### Stated task
The lines from the top of the material through the line with "import pandas as pd" are to be set down exactly. Leave the pictures out.

(Figure scripts)
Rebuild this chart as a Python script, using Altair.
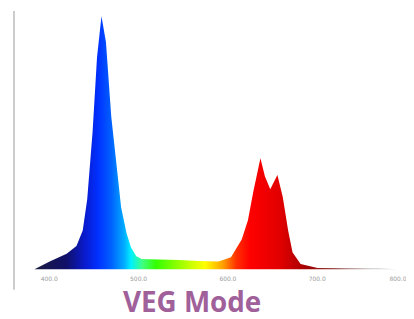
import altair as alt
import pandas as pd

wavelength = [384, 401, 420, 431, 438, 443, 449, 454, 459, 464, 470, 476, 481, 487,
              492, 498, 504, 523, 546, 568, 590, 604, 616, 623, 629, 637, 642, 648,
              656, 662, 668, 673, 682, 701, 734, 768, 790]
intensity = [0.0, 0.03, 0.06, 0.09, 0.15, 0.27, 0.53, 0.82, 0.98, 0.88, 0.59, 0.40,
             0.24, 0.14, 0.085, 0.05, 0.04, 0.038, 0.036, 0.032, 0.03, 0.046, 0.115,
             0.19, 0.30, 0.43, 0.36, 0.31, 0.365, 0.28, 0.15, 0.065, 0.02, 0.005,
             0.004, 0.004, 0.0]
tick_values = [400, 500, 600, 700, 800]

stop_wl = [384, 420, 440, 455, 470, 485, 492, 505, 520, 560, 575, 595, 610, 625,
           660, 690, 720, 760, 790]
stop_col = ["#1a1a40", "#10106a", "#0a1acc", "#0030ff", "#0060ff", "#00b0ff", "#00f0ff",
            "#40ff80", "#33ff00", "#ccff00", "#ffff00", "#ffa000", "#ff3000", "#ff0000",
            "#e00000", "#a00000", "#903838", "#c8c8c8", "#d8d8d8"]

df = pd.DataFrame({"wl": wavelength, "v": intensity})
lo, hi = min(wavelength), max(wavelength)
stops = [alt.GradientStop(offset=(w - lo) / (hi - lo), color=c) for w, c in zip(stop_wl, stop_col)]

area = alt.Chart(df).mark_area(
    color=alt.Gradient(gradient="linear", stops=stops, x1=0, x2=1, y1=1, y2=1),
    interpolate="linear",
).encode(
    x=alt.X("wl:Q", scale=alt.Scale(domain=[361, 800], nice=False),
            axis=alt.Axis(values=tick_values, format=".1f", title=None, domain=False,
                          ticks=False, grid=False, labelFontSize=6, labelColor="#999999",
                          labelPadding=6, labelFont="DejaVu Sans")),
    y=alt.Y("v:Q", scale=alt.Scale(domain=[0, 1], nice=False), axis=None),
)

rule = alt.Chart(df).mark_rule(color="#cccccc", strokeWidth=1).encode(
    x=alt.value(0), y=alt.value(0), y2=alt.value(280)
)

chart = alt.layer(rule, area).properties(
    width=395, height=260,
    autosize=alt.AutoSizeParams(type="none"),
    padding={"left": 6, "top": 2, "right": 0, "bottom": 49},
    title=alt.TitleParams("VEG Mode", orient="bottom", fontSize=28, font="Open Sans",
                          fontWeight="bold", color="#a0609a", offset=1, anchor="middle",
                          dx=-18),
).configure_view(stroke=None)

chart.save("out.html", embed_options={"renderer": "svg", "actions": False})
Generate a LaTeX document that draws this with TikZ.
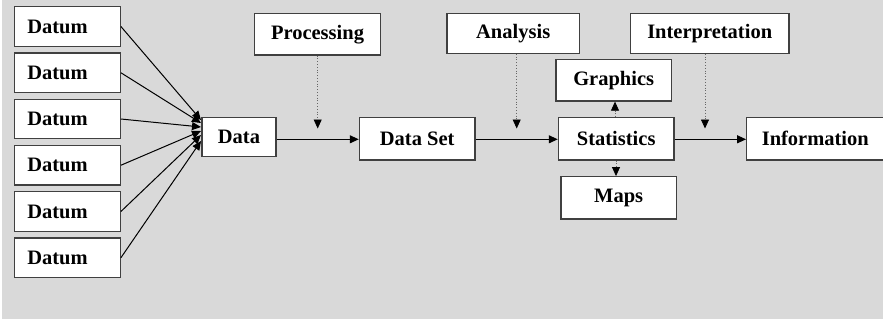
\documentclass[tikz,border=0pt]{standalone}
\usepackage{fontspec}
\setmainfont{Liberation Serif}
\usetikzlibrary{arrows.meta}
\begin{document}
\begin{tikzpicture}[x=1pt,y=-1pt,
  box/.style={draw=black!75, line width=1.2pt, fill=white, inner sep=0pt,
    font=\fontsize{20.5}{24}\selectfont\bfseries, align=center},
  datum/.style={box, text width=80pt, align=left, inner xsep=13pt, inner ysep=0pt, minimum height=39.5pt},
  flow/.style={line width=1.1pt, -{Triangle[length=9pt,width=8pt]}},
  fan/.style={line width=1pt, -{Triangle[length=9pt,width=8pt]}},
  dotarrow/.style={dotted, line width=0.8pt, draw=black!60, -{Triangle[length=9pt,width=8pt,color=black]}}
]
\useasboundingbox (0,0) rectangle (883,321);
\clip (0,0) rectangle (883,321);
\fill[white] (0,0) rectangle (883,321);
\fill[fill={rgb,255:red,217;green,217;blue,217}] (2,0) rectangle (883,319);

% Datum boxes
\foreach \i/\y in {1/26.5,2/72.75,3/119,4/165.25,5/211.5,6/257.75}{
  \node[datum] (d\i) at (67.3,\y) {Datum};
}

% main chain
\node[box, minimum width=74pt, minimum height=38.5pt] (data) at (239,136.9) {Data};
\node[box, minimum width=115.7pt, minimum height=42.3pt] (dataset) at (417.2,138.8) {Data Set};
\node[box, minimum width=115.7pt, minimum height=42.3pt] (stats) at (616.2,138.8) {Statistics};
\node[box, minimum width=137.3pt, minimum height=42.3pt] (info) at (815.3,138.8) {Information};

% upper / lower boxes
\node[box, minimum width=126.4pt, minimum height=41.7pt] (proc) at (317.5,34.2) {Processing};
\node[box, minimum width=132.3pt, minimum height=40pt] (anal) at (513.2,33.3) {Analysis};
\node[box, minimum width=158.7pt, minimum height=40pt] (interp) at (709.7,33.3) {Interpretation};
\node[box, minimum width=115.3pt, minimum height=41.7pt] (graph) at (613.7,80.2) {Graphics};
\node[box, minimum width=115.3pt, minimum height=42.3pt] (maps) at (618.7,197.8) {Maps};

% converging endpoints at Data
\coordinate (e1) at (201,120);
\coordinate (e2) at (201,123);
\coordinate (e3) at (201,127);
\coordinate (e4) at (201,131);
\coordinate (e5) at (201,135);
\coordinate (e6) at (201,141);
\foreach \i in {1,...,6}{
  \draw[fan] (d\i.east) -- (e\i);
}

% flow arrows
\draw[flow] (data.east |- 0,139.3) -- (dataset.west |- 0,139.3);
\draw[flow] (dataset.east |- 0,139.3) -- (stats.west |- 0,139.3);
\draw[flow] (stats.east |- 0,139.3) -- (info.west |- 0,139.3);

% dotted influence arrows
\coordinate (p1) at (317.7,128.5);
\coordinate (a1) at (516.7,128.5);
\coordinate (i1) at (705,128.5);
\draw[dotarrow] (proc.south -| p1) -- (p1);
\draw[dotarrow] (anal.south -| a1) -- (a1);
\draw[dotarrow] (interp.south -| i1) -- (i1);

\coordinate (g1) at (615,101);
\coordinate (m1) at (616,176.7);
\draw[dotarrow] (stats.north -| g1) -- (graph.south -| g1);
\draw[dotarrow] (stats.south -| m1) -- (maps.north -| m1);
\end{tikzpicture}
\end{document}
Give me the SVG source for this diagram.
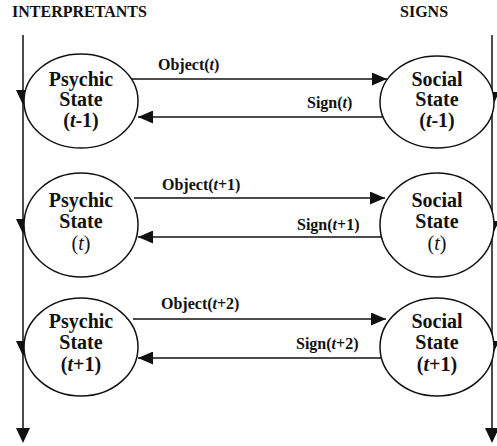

### Output of the task
Rebuild this chart as a Python script, using Altair.
import altair as alt
import pandas as pd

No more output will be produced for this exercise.